Monday, May 16, 2011

Cradles of Eminence?

“But if they’re out of a diaper and can sit still with a Kumon instructor for 15 minutes, we will take them.” - Joseph Nativo, CFO Kumon North America

"In homes that cradle eminence, there are strong tendencies to build directly on personal strengths, talents and aims, rather than to assume that there is a large, specific body of knowledge that everyone should possess. A family, or some member of the family, is likely to take off wholeheartedly on a course of investigation or action that differs from one's contemporaries." - Victor and Mildred Goertzel, Cradles of Eminence

In Fast Tracking Kindergarten, we hear of the burgeoning trend of preschoolers attending Junior Kumon or Junior Kumon-like classes, doing reading and math drills.  What's wrong with this picture? 

One can think of the short term advantages that Kumon preparation might have - faster retrieval of math facts, quicker decoding of pages, and better admissions prospects to exclusive private schools, but, but...

If you really learn more about the childhoods of men and women who would late  become eminent, the common factors were more that they were allowed to do what they wanted to do and immerse themselves in whatever interesting subject or idea struck them at the time. It looks very different from this scheduled routine of Junior Kumon, karate classes, and after preschool tutoring all before the age of 7. 

From Deidre Lovecky:

"Many exceptionally gifted children learn in a non-linear manner in which they take in large amounts of information and integrate it into an underlying big picture. Zachery, for example, at age 7, was interested in Egyptian hieroglyphics and computers; he attempted to use computer language to study other types of language... Feldman (1986) described the learning style of Adam as both nonlinear and omnivorous in his desire for knowledge. His style is further described as being "non-Western" and untraditional so that a regular school program did not work for him. Adam grasped concepts holistically and intuitively. Once he acquired the basic framework, he filled in the particulars. His parents thought he first developed theory, then learned basic facts and skills. Later, he questioned basic assumptions about theory. Adam had a number of ongoing interests which he explored at increasing levels of complexity including symbol systems (cartography and languages), music, science and mathematics."

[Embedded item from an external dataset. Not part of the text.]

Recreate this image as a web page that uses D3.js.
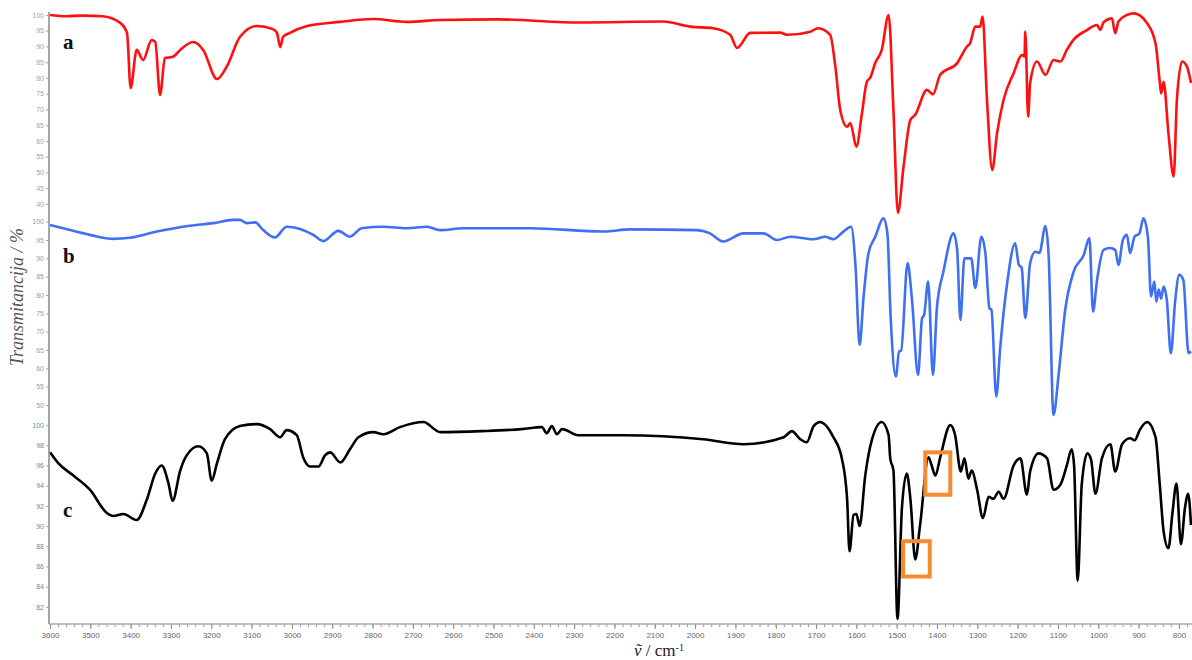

You don't have time to do all this if all your free time is spent in sequential and rote activities. 

In fact, many research studies into the early lives of gifted individuals show that growing up on a farm or long periods of time with unstructured play were part-and-parcel of their childhoods. Children who haven't yet learned how to add and subtract or even read, can learn by asking questions of their parents or anyone more knowledgeable, and by experiencing and testing out new ideas or phenomena directly.

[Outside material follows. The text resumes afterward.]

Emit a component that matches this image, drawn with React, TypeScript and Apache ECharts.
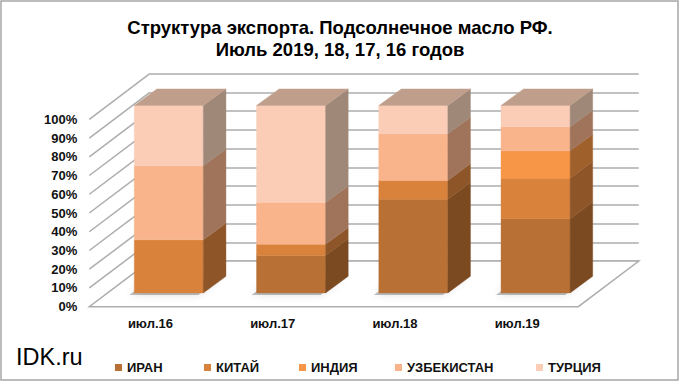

From Goertzel and Hansen, 

"The freedom to follow paths that are non-traditional is important if one is to learn to be independent in thought and action. Parents and educators can perhaps help best by encouraging young people to explore their options and make the most of available resources as they follow their own muse wherever it leads them."

There are many pressures confronting today's parents to conform and adopt a heavily systematized advanced education, but also something irreplaceable about some of simple pleasures of under-schedulization and time for self-discovery in childhood.


  1. I'm sorry, but I just think pushing kids in academics at such a young age is ridiculous -- and probably harmful. First, what really is the point? So, little Timmy can read and add numbers before Kindergarten. Does this mean he'll be any "smarter"? No. He just learned something before the other kids. Does this mean he has gleaned some sort of advantage? No. There's no prize, economically or socially for reading early. Has Timmy gained an advantage over the other kids? No. They'll learn to read and add numbers soon enough.

    On the other hand, while all the other kids are socializing -- a truly useful endeavor -- and playing outside -- also a truly useful endeavor in that it will keep them healthy and strong, and help them properly develop their sensory integration systems as the Eides rightly suggest -- little Timmy will be sitting in Kumon. . . .

    One last note -- As noted in "The Learning Gap," overseas schools -- schools that consistently outscore US schools -- emphasize free play and socialization when a child is young and only focus on academics once the child is in first grade. The same also holds true for the Waldorf School model.

  2. I shared this post today on my blog --

  3. Thanks, Melissa! Looks like a lot of great links and articles on your site.